* _Problem to solve_
Images should be left out, and everything else in the listing reproduced exactly.

··· Provided data ···

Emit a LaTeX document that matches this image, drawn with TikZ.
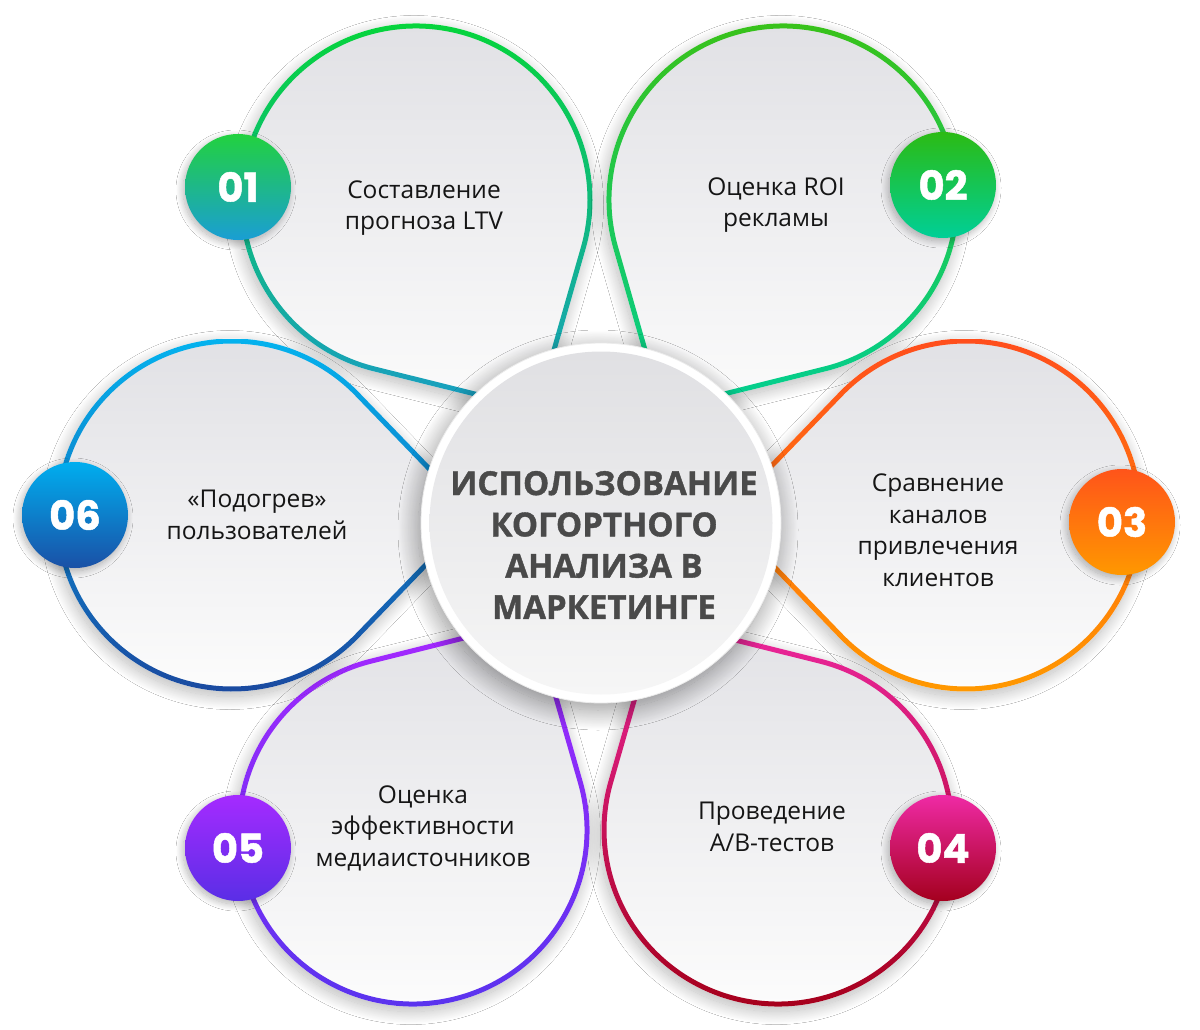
\documentclass[tikz,border=0pt]{standalone}
\usepackage{fontspec}
\setmainfont{Open Sans}
\newfontfamily\titlefont[BoldFeatures={FakeBold=1.2}]{Open Sans}
\newfontfamily\numfont[BoldFeatures={FakeBold=1.2}]{Poppins}
\usetikzlibrary{shadows.blur}

\definecolor{petaltop}{HTML}{E1E1E5}
\definecolor{petalbot}{HTML}{FCFCFC}
\definecolor{hubtop}{HTML}{E0E0E3}
\definecolor{hubbot}{HTML}{F6F6F6}
\definecolor{titlegray}{HTML}{4A4A4A}
\definecolor{txt}{HTML}{151515}

\definecolor{oAt}{HTML}{06D43C}\definecolor{oAb}{HTML}{1A9CC8}
\definecolor{oBt}{HTML}{38C21A}\definecolor{oBb}{HTML}{00CF96}
\definecolor{oCt}{HTML}{FF4E1C}\definecolor{oCb}{HTML}{FF9800}
\definecolor{oDt}{HTML}{EE28A2}\definecolor{oDb}{HTML}{A6001C}
\definecolor{oEt}{HTML}{A828FF}\definecolor{oEb}{HTML}{5A33EE}
\definecolor{oFt}{HTML}{04B2EE}\definecolor{oFb}{HTML}{1A4AA0}

\definecolor{bAt}{HTML}{22D13F}\definecolor{bAb}{HTML}{1A9ED4}
\definecolor{bBt}{HTML}{2BBB14}\definecolor{bBb}{HTML}{00CF97}
\definecolor{bCt}{HTML}{FF541A}\definecolor{bCb}{HTML}{FF9800}
\definecolor{bDt}{HTML}{EF2AA5}\definecolor{bDb}{HTML}{A4001E}
\definecolor{bEt}{HTML}{A52BFF}\definecolor{bEb}{HTML}{5A2EE6}
\definecolor{bFt}{HTML}{00AEEF}\definecolor{bFb}{HTML}{1A50A6}

% teardrop outline in local frame: circle of radius #1, tip on +x axis
\newcommand\petalshape[1]{(1.39*#1,0) -- (44:#1) arc[start angle=44,end angle=316,radius=#1] -- cycle}

% #1 cx, #2 cy, #3 rotation, #4/#5 outline colours, #6/#7 shading y-range
\newcommand\mkpetal[7]{%
  \fill[white, blur shadow={shadow xshift=-2pt, shadow yshift=-5pt, shadow blur radius=13pt,
        shadow blur steps=30, shadow opacity=28},
        shift={(#1,#2)}, rotate=#3] \petalshape{176.5};
  \begin{scope}[shift={(#1,#2)}, rotate=#3]
    \clip \petalshape{174};
    \shade[rotate=-#3, shift={(-#1,-#2)}, top color=petaltop, bottom color=petalbot]
      (#1-270,#6) rectangle (#1+270,#7);
  \end{scope}
  \begin{scope}[shift={(#1,#2)}, rotate=#3, even odd rule]
    \clip \petalshape{176.5} \petalshape{171.5};
    \shade[rotate=-#3, shift={(-#1,-#2)}, top color=#4, bottom color=#5]
      (#1-270,#6) rectangle (#1+270,#7);
  \end{scope}
}

\tikzset{
  badge/.style={circle, minimum size=106pt, inner sep=0pt, text=white,
    font=\numfont\bfseries\fontsize{40}{40}\selectfont,
    blur shadow={shadow xshift=-2pt, shadow yshift=-3pt, shadow blur radius=7pt,
      shadow blur steps=20, shadow opacity=30}},
  label/.style={align=center, text=txt, font=\fontsize{24.5}{31.5}\selectfont},
}

\begin{document}
\begin{tikzpicture}[x=1pt, y=-1pt]
\useasboundingbox (0,0) rectangle (1200,1030);
\fill[white] (0,0) rectangle (1200,1030);

% petals
\mkpetal{416}{200}{-60}{oAt}{oAb}{24}{420}
\mkpetal{783}{200}{-120}{oBt}{oBb}{24}{420}
\mkpetal{966}{515}{180}{oCt}{oCb}{339}{691}
\mkpetal{778}{830}{120}{oDt}{oDb}{610}{1006}
\mkpetal{413}{830}{60}{oEt}{oEb}{610}{1006}
\mkpetal{232}{515}{0}{oFt}{oFb}{339}{691}

% central circle
\node[circle, minimum size=360pt, inner sep=0pt, fill=white, draw=black!8, line width=0.8pt,
      blur shadow={shadow xshift=-3pt, shadow yshift=-7pt, shadow blur radius=20pt,
        shadow blur steps=30, shadow opacity=42}]
      (hubrim) at (601,523) {};
\node[circle, minimum size=343pt, inner sep=0pt, top color=hubtop, bottom color=hubbot] (hub) at (601,523) {};
\node[align=center, text=titlegray, font=\titlefont\bfseries\fontsize{33}{41.3}\selectfont] (title) at (604,545)
  {ИСПОЛЬЗОВАНИЕ\\КОГОРТНОГО\\АНАЛИЗА В\\МАРКЕТИНГЕ};

% labels
\node[label] (t1) at (424,208) {Составление\\прогноза LTV};
\node[label] (t2) at (776,205) {Оценка ROI\\рекламы};
\node[label] (t3) at (938,530) {Сравнение\\каналов\\привлечения\\клиентов};
\node[label] (t4) at (772,827) {Проведение\\A/B-тестов};
\node[label] (t5) at (423,828) {Оценка\\эффективности\\медиаисточников};
\node[label] (t6) at (257,515) {«Подогрев»\\пользователей};

% badges
\node[badge, top color=bAt, bottom color=bAb] (n1) at (238,187) {01};
\node[badge, top color=bBt, bottom color=bBb] (n2) at (943,185) {02};
\node[badge, top color=bCt, bottom color=bCb] (n3) at (1122,522) {03};
\node[badge, top color=bDt, bottom color=bDb] (n4) at (943,848) {04};
\node[badge, top color=bEt, bottom color=bEb] (n5) at (238,848) {05};
\node[badge, top color=bFt, bottom color=bFb] (n6) at (75,515) {06};
\end{tikzpicture}
\end{document}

···

* _Answer for this exercise_
Emit a LaTeX document that matches this image, drawn with TikZ.
\documentclass[tikz,border=0pt]{standalone}
\usepackage{fontspec}
\setmainfont{Open Sans}
\newfontfamily\titlefont[BoldFeatures={FakeBold=1.2}]{Open Sans}
\newfontfamily\numfont[BoldFeatures={FakeBold=1.2}]{Poppins}
\usetikzlibrary{shadows.blur}

\definecolor{petaltop}{HTML}{E1E1E5}
\definecolor{petalbot}{HTML}{FCFCFC}
\definecolor{hubtop}{HTML}{E0E0E3}
\definecolor{hubbot}{HTML}{F6F6F6}
\definecolor{titlegray}{HTML}{4A4A4A}
\definecolor{txt}{HTML}{151515}

\definecolor{oAt}{HTML}{06D43C}\definecolor{oAb}{HTML}{1A9CC8}
\definecolor{oBt}{HTML}{38C21A}\definecolor{oBb}{HTML}{00CF96}
\definecolor{oCt}{HTML}{FF4E1C}\definecolor{oCb}{HTML}{FF9800}
\definecolor{oDt}{HTML}{EE28A2}\definecolor{oDb}{HTML}{A6001C}
\definecolor{oEt}{HTML}{A828FF}\definecolor{oEb}{HTML}{5A33EE}
\definecolor{oFt}{HTML}{04B2EE}\definecolor{oFb}{HTML}{1A4AA0}

\definecolor{bAt}{HTML}{22D13F}\definecolor{bAb}{HTML}{1A9ED4}
\definecolor{bBt}{HTML}{2BBB14}\definecolor{bBb}{HTML}{00CF97}
\definecolor{bCt}{HTML}{FF541A}\definecolor{bCb}{HTML}{FF9800}
\definecolor{bDt}{HTML}{EF2AA5}\definecolor{bDb}{HTML}{A4001E}
\definecolor{bEt}{HTML}{A52BFF}\definecolor{bEb}{HTML}{5A2EE6}
\definecolor{bFt}{HTML}{00AEEF}\definecolor{bFb}{HTML}{1A50A6}

% teardrop outline in local frame: circle of radius #1, tip on +x axis
\newcommand\petalshape[1]{(1.39*#1,0) -- (44:#1) arc[start angle=44,end angle=316,radius=#1] -- cycle}

% #1 cx, #2 cy, #3 rotation, #4/#5 outline colours, #6/#7 shading y-range
\newcommand\mkpetal[7]{%
  \fill[white, blur shadow={shadow xshift=-2pt, shadow yshift=-5pt, shadow blur radius=13pt,
        shadow blur steps=30, shadow opacity=28},
        shift={(#1,#2)}, rotate=#3] \petalshape{176.5};
  \begin{scope}[shift={(#1,#2)}, rotate=#3]
    \clip \petalshape{174};
    \shade[rotate=-#3, shift={(-#1,-#2)}, top color=petaltop, bottom color=petalbot]
      (#1-270,#6) rectangle (#1+270,#7);
  \end{scope}
  \begin{scope}[shift={(#1,#2)}, rotate=#3, even odd rule]
    \clip \petalshape{176.5} \petalshape{171.5};
    \shade[rotate=-#3, shift={(-#1,-#2)}, top color=#4, bottom color=#5]
      (#1-270,#6) rectangle (#1+270,#7);
  \end{scope}
}

\tikzset{
  badge/.style={circle, minimum size=106pt, inner sep=0pt, text=white,
    font=\numfont\bfseries\fontsize{40}{40}\selectfont,
    blur shadow={shadow xshift=-2pt, shadow yshift=-3pt, shadow blur radius=7pt,
      shadow blur steps=20, shadow opacity=30}},
  label/.style={align=center, text=txt, font=\fontsize{24.5}{31.5}\selectfont},
}

\begin{document}
\begin{tikzpicture}[x=1pt, y=-1pt]
\useasboundingbox (0,0) rectangle (1200,1030);
\fill[white] (0,0) rectangle (1200,1030);

% petals
\mkpetal{416}{200}{-60}{oAt}{oAb}{24}{420}
\mkpetal{783}{200}{-120}{oBt}{oBb}{24}{420}
\mkpetal{966}{515}{180}{oCt}{oCb}{339}{691}
\mkpetal{778}{830}{120}{oDt}{oDb}{610}{1006}
\mkpetal{413}{830}{60}{oEt}{oEb}{610}{1006}
\mkpetal{232}{515}{0}{oFt}{oFb}{339}{691}

% central circle
\node[circle, minimum size=360pt, inner sep=0pt, fill=white, draw=black!8, line width=0.8pt,
      blur shadow={shadow xshift=-3pt, shadow yshift=-7pt, shadow blur radius=20pt,
        shadow blur steps=30, shadow opacity=42}]
      (hubrim) at (601,523) {};
\node[circle, minimum size=343pt, inner sep=0pt, top color=hubtop, bottom color=hubbot] (hub) at (601,523) {};
\node[align=center, text=titlegray, font=\titlefont\bfseries\fontsize{33}{41.3}\selectfont] (title) at (604,545)
  {ИСПОЛЬЗОВАНИЕ\\КОГОРТНОГО\\АНАЛИЗА В\\МАРКЕТИНГЕ};

% labels
\node[label] (t1) at (424,208) {Составление\\прогноза LTV};
\node[label] (t2) at (776,205) {Оценка ROI\\рекламы};
\node[label] (t3) at (938,530) {Сравнение\\каналов\\привлечения\\клиентов};
\node[label] (t4) at (772,827) {Проведение\\A/B-тестов};
\node[label] (t5) at (423,828) {Оценка\\эффективности\\медиаисточников};
\node[label] (t6) at (257,515) {«Подогрев»\\пользователей};

% badges
\node[badge, top color=bAt, bottom color=bAb] (n1) at (238,187) {01};
\node[badge, top color=bBt, bottom color=bBb] (n2) at (943,185) {02};
\node[badge, top color=bCt, bottom color=bCb] (n3) at (1122,522) {03};
\node[badge, top color=bDt, bottom color=bDb] (n4) at (943,848) {04};
\node[badge, top color=bEt, bottom color=bEb] (n5) at (238,848) {05};
\node[badge, top color=bFt, bottom color=bFb] (n6) at (75,515) {06};
\end{tikzpicture}
\end{document}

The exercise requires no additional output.